§ **Input records**:
-- -- --

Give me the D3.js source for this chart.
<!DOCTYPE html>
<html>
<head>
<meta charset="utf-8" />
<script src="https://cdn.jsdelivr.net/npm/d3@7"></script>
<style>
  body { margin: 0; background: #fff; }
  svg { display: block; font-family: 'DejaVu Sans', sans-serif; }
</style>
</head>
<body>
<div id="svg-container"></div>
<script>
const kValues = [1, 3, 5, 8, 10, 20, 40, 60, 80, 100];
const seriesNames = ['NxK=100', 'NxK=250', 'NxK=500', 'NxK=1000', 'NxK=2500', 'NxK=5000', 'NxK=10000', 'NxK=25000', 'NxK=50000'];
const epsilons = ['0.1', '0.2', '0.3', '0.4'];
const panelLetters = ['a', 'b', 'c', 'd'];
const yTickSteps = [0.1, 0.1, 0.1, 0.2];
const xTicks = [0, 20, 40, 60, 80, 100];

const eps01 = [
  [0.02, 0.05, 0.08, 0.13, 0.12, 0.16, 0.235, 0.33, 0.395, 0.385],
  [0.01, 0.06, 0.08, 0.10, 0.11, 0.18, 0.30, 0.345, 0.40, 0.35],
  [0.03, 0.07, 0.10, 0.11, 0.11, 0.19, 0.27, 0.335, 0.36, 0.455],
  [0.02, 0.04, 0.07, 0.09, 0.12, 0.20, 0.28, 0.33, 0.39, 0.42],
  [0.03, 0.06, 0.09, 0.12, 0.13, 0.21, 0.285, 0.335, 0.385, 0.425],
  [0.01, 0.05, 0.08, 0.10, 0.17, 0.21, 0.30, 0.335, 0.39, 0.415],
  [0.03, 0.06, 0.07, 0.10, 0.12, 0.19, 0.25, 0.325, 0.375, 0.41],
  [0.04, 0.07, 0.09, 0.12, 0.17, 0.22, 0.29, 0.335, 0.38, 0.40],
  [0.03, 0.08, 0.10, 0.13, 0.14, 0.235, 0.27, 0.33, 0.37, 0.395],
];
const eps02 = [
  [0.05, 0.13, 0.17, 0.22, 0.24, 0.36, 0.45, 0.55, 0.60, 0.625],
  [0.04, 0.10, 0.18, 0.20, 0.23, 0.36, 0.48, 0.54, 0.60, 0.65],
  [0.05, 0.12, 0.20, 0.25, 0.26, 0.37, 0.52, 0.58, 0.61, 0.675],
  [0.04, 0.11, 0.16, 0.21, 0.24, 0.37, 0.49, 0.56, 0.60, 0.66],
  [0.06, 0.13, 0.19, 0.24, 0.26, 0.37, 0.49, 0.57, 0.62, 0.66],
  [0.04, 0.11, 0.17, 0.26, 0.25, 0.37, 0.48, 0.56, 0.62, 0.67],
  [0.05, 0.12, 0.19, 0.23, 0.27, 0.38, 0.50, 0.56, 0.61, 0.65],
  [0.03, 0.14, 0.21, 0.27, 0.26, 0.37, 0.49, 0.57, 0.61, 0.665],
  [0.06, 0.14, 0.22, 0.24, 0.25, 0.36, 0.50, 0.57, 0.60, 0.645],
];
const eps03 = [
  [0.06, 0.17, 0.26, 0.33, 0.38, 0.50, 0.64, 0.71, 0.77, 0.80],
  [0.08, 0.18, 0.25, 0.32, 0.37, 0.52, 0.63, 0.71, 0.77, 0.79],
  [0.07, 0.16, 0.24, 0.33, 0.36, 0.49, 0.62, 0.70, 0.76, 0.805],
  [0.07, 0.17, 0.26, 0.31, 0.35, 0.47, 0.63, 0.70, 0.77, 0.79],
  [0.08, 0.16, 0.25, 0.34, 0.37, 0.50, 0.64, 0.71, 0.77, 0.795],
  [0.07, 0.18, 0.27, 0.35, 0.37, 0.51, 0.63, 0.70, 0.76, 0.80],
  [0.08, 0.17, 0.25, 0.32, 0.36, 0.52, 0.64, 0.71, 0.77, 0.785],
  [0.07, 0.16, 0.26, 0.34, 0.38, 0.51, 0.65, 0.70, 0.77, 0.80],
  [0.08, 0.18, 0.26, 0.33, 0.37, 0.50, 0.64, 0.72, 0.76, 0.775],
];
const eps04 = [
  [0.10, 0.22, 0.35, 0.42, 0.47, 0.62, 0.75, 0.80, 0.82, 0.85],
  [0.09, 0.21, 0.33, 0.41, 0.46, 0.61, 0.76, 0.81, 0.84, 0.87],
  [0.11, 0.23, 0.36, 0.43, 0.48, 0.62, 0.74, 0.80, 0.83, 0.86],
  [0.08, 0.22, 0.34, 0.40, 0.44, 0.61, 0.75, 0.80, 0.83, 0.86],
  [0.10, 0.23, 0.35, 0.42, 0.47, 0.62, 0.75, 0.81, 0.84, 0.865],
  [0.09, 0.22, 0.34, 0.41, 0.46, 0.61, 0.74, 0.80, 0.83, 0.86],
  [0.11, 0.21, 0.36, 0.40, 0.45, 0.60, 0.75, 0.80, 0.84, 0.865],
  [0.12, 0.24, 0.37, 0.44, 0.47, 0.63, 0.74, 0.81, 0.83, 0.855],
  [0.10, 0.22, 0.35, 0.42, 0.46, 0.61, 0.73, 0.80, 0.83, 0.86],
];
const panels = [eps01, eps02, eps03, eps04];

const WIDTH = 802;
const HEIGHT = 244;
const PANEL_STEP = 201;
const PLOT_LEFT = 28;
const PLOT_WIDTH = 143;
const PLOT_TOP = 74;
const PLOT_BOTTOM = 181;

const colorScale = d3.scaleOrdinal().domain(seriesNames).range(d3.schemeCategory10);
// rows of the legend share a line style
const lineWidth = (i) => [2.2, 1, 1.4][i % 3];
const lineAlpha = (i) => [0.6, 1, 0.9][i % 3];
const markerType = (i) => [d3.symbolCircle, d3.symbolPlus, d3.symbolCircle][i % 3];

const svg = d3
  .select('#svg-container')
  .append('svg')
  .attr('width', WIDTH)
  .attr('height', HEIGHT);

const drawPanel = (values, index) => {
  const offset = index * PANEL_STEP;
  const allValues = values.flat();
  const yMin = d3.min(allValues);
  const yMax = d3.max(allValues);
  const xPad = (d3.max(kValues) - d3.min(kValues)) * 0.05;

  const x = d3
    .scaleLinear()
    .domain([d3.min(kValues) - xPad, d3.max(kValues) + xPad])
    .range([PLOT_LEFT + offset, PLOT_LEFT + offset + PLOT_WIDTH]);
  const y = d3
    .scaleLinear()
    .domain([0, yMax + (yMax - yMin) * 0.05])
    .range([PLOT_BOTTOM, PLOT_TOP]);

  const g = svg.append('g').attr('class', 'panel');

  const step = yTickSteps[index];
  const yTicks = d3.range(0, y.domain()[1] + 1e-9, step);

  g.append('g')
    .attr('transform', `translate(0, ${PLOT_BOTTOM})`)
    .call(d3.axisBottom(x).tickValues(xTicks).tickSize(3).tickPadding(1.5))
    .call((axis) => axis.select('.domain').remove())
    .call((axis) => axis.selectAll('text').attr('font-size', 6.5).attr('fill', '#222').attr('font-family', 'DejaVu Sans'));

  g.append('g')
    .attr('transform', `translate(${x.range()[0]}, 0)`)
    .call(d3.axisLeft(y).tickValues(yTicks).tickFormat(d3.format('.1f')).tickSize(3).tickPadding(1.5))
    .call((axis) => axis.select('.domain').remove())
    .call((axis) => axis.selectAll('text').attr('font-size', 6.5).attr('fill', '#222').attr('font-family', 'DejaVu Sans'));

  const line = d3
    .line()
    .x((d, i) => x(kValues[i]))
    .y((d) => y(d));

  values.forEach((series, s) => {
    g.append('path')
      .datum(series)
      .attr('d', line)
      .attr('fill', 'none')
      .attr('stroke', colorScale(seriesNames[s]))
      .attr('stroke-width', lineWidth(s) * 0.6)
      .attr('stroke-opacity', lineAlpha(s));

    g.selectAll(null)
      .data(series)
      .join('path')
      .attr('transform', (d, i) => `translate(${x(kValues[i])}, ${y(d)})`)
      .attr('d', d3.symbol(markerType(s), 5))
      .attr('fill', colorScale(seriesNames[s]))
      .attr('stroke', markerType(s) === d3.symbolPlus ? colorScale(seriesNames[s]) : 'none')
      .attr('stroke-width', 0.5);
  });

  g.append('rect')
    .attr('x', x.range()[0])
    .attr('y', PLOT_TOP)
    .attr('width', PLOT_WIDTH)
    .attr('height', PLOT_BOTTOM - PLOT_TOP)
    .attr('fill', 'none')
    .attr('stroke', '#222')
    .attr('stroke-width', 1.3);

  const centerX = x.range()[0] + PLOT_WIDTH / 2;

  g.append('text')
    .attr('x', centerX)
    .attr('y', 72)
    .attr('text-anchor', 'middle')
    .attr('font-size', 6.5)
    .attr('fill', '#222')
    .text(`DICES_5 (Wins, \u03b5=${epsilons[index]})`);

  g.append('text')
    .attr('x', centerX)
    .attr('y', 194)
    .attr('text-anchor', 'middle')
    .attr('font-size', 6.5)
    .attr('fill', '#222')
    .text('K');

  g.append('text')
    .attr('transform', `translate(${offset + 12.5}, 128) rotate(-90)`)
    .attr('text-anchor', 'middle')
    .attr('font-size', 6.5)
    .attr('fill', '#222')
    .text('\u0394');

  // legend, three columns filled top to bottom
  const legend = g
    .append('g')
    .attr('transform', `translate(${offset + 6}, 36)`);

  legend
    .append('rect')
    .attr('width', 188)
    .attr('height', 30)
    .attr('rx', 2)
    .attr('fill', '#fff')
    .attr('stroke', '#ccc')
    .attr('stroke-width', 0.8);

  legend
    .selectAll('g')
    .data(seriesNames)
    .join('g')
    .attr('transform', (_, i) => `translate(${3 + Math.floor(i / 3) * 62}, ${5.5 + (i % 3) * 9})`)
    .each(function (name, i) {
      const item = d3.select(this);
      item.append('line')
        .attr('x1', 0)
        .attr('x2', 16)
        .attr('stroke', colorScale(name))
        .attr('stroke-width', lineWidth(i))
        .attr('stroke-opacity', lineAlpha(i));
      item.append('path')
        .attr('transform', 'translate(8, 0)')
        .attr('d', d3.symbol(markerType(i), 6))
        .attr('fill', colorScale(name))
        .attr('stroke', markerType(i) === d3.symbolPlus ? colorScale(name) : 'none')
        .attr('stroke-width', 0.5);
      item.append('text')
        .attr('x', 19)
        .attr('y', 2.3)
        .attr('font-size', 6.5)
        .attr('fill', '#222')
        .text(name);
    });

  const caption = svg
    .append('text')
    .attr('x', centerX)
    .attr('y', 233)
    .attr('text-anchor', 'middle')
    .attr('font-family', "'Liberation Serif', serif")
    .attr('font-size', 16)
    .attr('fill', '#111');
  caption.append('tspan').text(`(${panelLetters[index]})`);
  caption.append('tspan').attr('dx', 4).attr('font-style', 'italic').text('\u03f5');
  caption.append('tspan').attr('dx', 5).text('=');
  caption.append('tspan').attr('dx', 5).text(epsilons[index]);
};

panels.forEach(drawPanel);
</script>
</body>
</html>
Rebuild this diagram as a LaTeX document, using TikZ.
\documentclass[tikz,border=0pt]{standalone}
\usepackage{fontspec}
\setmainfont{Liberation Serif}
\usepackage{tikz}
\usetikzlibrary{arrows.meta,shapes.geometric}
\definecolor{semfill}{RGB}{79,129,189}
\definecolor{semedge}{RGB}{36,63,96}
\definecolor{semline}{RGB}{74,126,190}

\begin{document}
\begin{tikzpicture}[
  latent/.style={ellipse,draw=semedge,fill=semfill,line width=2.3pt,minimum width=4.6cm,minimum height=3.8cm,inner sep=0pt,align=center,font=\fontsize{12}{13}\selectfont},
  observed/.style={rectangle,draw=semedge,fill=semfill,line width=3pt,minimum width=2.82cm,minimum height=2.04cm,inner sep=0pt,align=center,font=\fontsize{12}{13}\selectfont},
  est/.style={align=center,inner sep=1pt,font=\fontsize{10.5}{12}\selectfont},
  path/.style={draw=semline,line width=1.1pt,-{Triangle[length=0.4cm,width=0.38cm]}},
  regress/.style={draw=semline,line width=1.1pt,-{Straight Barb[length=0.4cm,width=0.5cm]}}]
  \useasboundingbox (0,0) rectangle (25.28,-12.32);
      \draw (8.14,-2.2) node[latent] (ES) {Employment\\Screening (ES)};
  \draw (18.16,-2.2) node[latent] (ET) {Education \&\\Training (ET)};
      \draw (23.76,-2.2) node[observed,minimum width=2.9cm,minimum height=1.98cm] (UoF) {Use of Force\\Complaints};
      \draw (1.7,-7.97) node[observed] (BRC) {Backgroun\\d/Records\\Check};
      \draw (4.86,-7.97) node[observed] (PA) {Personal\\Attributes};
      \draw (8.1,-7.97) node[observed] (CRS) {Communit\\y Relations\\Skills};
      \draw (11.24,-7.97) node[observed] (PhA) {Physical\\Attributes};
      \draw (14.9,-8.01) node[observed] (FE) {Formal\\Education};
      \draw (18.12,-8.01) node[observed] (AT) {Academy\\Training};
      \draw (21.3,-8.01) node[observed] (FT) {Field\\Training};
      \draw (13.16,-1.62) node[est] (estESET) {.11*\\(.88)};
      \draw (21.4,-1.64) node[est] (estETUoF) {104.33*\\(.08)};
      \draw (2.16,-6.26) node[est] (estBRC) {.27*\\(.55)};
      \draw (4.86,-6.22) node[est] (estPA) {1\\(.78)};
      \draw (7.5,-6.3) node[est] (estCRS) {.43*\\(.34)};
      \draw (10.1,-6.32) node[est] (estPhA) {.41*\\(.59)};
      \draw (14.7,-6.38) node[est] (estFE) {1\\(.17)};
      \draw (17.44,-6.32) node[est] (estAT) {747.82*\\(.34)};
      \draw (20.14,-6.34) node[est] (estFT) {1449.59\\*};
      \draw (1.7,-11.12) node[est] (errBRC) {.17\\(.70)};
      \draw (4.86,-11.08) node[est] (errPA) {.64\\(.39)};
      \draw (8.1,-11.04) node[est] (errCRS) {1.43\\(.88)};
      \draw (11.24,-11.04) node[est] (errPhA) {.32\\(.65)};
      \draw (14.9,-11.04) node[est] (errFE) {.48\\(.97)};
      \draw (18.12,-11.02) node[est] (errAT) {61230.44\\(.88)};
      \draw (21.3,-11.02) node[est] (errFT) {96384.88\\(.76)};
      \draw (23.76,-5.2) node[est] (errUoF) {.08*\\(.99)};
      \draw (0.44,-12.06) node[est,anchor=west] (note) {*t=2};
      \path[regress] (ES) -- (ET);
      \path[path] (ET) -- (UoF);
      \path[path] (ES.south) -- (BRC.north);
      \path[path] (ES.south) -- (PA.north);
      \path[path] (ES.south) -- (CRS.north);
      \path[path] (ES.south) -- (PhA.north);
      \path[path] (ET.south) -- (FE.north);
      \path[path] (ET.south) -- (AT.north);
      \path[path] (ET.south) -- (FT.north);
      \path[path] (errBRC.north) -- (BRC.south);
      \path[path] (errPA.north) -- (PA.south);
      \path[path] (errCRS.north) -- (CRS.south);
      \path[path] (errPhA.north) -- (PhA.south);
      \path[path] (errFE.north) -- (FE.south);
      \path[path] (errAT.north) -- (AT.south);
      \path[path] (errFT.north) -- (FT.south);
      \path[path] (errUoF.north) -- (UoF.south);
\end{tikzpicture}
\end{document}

-- -- --

§ **Given problem**: Only the lines from the start of the data to the line holding "const xTicks = [0, 20, 40, 60, 80, 100];" are wanted; return them exactly, both ends included.

§ **Correct output**:
Give me the D3.js source for this chart.
<!DOCTYPE html>
<html>
<head>
<meta charset="utf-8" />
<script src="https://cdn.jsdelivr.net/npm/d3@7"></script>
<style>
  body { margin: 0; background: #fff; }
  svg { display: block; font-family: 'DejaVu Sans', sans-serif; }
</style>
</head>
<body>
<div id="svg-container"></div>
<script>
const kValues = [1, 3, 5, 8, 10, 20, 40, 60, 80, 100];
const seriesNames = ['NxK=100', 'NxK=250', 'NxK=500', 'NxK=1000', 'NxK=2500', 'NxK=5000', 'NxK=10000', 'NxK=25000', 'NxK=50000'];
const epsilons = ['0.1', '0.2', '0.3', '0.4'];
const panelLetters = ['a', 'b', 'c', 'd'];
const yTickSteps = [0.1, 0.1, 0.1, 0.2];
const xTicks = [0, 20, 40, 60, 80, 100];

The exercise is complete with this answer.